The politicised element in the armed forces - and it must be said that the armed forces have remained remarkably quiet in political terms, especially compared with their Russian contemporaries - seems to have been placated by Mr. Kuchma's election as President. He is known to be sympathetic to the concerns of the large ethnic Russian minority in Ukraine but at the same time there seems little real fear that he will attempt to undermine Ukrainian sovereignty in favour of rule once again from Moscow.

The other chief structural changes to the armed forces have been to the navy, whose fleet of six vessels is a far cry from the vast commitment of the Black Sea Fleet. The Black Sea Fleet issue itself seems closer than ever to resolution. Recent talks in Moscow have produced real progress and it is possible that there is an end to the dispute in sight. In the meantime, the Black Sea Fleet represents for Ukraine a vast drain on financial, military and diplomatic resources for no tactical or strategic advantage.

Finally, the air force and the air defence arm of the army have been combined. There is little history of cooperation between these two organizations but their combination is the only major reallocation of role and resources to have taken place outside the navy. The disposition of troops between the Military Districts, as with the command structure after the inclusion of the MoD and General Staff, has remained mostly as it was at independence.

A national serviceman today would notice little difference from the service his elder brother experienced in the Soviet army of 1989-1990. Soldiers are barracked in the same places, receive the same equipment (save for some alterations to insignia) and - when there is fuel and ammunition available - receive the same training. Despite the high-level administrative reorganization and the complicating factor of political disagreements in the armed forces, for the majority of the military units in Ukraine it is still very much business as usual. The real issue of military reform which is still to be completed is in the organization of a command and controlstructure subject to Kiev and reflecting a concept of defence which truly shapes the armed forces into a cohesive force reflecting the needs of the state. This process will take some time yet.

Economic and social factors

Looking back after a tranquil summer, it is hard to remember the bite of the energy shortages, the threat of strikes throughout Ukraine, the arrival of hyper-inflation and the feeling of deep insecurity over Ukraine's relations with Russia and the West which characterized last winter. Despite the excitability of some of the reporting and analyses published in Ukraine and the West during that period, there can be little doubt that every part of society, including the officer corps, was close to collapse.
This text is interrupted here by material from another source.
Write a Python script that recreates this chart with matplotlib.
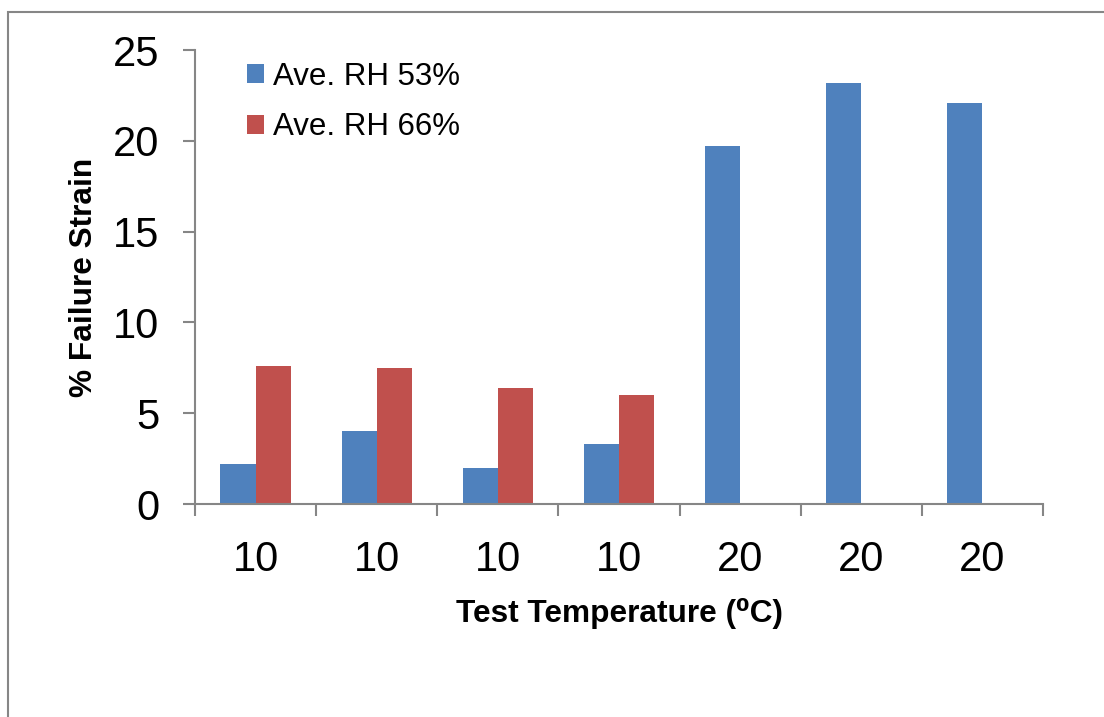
import matplotlib
matplotlib.use("Agg")
import matplotlib.pyplot as plt
from matplotlib.patches import Rectangle
import numpy as np

# Failure strain by test temperature, for two humidity levels
categories = ["10", "10", "10", "10", "20", "20", "20"]
rh53 = [2.2, 4.0, 2.0, 3.3, 19.7, 23.2, 22.1]
rh66 = [7.6, 7.5, 6.4, 6.0, 0.0, 0.0, 0.0]
series_labels = ["Ave. RH 53%", "Ave. RH 66%"]
y_ticks = [0, 5, 10, 15, 20, 25]

plt.rcParams["font.family"] = ["Liberation Sans", "DejaVu Sans"]

W, H = 1104, 717
fig = plt.figure(figsize=(W / 100, H / 100), dpi=100)
ax = fig.add_axes([195 / W, 1 - 504 / H, (1043 - 195) / W, (504 - 50) / H])

# outer chart frame
fig.patches.append(Rectangle((8 / W, -0.05), 1.2, 1 - 12 / H + 0.05,
                             transform=fig.transFigure, fill=False,
                             edgecolor="#868686", linewidth=1.5))

x = np.arange(len(categories))
bw = 0.29
ax.bar(x - bw / 2, rh53, width=bw, color="#4F81BD", label=series_labels[0])
ax.bar(x + bw / 2, rh66, width=bw, color="#C0504D", label=series_labels[1])

ax.set_xlim(-0.5, len(categories) - 0.5)
ax.set_ylim(0, 25)
ax.set_yticks(y_ticks)
ax.set_yticklabels([str(t) for t in y_ticks])

# category boundaries carry the tick marks, labels sit at the centres
ax.set_xticks(np.arange(-0.5, len(categories), 1.0))
ax.set_xticklabels([])
ax.set_xticks(x, minor=True)
ax.set_xticklabels(categories, minor=True)

axis_col = "#868686"
for side in ("top", "right"):
    ax.spines[side].set_visible(False)
for side in ("left", "bottom"):
    ax.spines[side].set_color(axis_col)
    ax.spines[side].set_linewidth(1.5)

ax.tick_params(axis="y", which="major", direction="out", length=8.6, width=1.5,
               color=axis_col, labelsize=30, pad=17)
ax.tick_params(axis="x", which="major", direction="out", length=8.6, width=1.5,
               color=axis_col)
ax.tick_params(axis="x", which="minor", length=0, labelsize=30, pad=26)

ax.set_xlabel("Test Temperature (\u2070C)", fontsize=22.8, fontweight="bold", labelpad=13)
ax.set_ylabel("% Failure Strain", fontsize=22.8, fontweight="bold", labelpad=10)

leg = ax.legend(loc="upper left", bbox_to_anchor=(0.035, 1.022), frameon=False,
                fontsize=22.5, handlelength=0.55, handleheight=0.55,
                handletextpad=0.3, labelspacing=0.65, borderaxespad=0.3)

fig.savefig("out.png", dpi=100, facecolor="white")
The new entrepreneurs and Mafia gangs are the focus of the awe and aspiration of Ukraine's young. Although the army, together with the clergy, is Ukraine's most respected institution, it is also one of the least understood. Ukrainian officers are witnessing the erosion of the prestige and benefits which once attracted them to their profession. During the winter of 1993-1994, they frequently remained unpaid from one month to the next. When they did receive their pay, they could choose whether to spend it on either heating, rent, food, or clothing, but seldom more than one of these options. Officers face chronic housing problems: the returnees from Central Europe and elsewhere in the former Soviet Union swelled the demand for housing above the limit of what could be supplied.

Meanwhile, the European Commission, together with Germany, the United Kingdom and the Soros Foundation, are establishing systems for the retraining of retired and discharged officers so that these individuals can go into civilian society with something practical to offer. Training is based on small business management and specific trades such as vehicle or electrical repair, and the combined financial contribution from the West runs to many millions of dollars. If the reduction of the armed forces to a strength of 250,000 is to be completed without risk of destabilizing protest, then the Ukrainian government, together with its Western and CIS partners, must ensure that the esprit de corps of the officer corps is not further eroded.

In this respect, the appointment of a civilian minister of defence must be carefully managed: one of the prime functions of the previous Minister of Defence, General Radetskiy, who had little hand in policy formulation, was as a placatory and pro-government figurehead for the armed forces. It will be essential for Mr. Shmarov to cement a good working relationship with his long-serving deputy, General Ivan Bizhan, a hugely popular figure in the armed forces. For as long as Ukraine remains in this period of unresolved transition from a communist, command economy to a capitalist free market economy, social and economic questions will remain an integral part of every aspect of the transformation of Ukraine's armed forces.

Ukraine has made slow but steady progress towards the transformation of its armed forces from the impressive but useless force inherited from the Soviet Union. Ukraine's strategic position in Europe is unenviable, with invasion and conquest the unifying features of its history. There can be no doubt that Ukraine requires a flexible, mobile and modern defence capability, or that the process of achieving that aim will continue to be slowed by economic and political difficulties. Ukraine's strong desire for security guarantees from the West comes from a realistic appraisal of its situation, but that very situation requires a circumspect reaction from the West which many politicians and officers in Ukraine resent and mistrust. There are signs, however, that Ukraine's security thinking and policy are rapidly maturing. NATO appears to have been impressed by Ukraine's enthusiastic embrace of PFP and there can be little doubt from the Kiev perspective that this enthusiasm is genuine. We view the future for Ukraine's transformation of its armed forces, and correspondingly the transformation of Ukraine's place in Europe's security architecture, with cautious optimism.


(1) Vyacheslv Pikhovshek is the Director of the Ukrainian Centre for Independent Political Research (UCIPR), a non-partisan, non-governmental research institution based in Kiev which was established by young Ukrainian researchers in 1991. The UCIPR is involved n research fields of Ukrainian foreign, military and security policies. The Centre's activities are supported by the Westminster Foundation for Democracy (Great Britain), Freedom House (USA) and the National Endowment for Democracy (USA).

Christopher Pett recently completed an eight-month spell in Ukraine, during which time the UCIPR in developing contacts and plans with institutes in NATO countries and carrying out political research into Ukrainian security and defence affairs.

(2) The Balladur Plan concerns a proposal by the French Minister, Eduard Balladur, for a Pact on Stability in Europe. The inaugural conference in Paris on 26-27 May 1994, in response to a call from the European Union for the conclusion of such a pact. The pact would seek to guarantee borders and respect for national minorities in Europe and provide for regional cooperation towards achieving this goals.

(3) Editorial note: The Trilateral Statement of 14 January 1994, signed by the Presidents of the US, Russia and Ukraine details the procedures for the transfer of Ukrainian nuclear warheads to Russia and associated compensation and security assurances.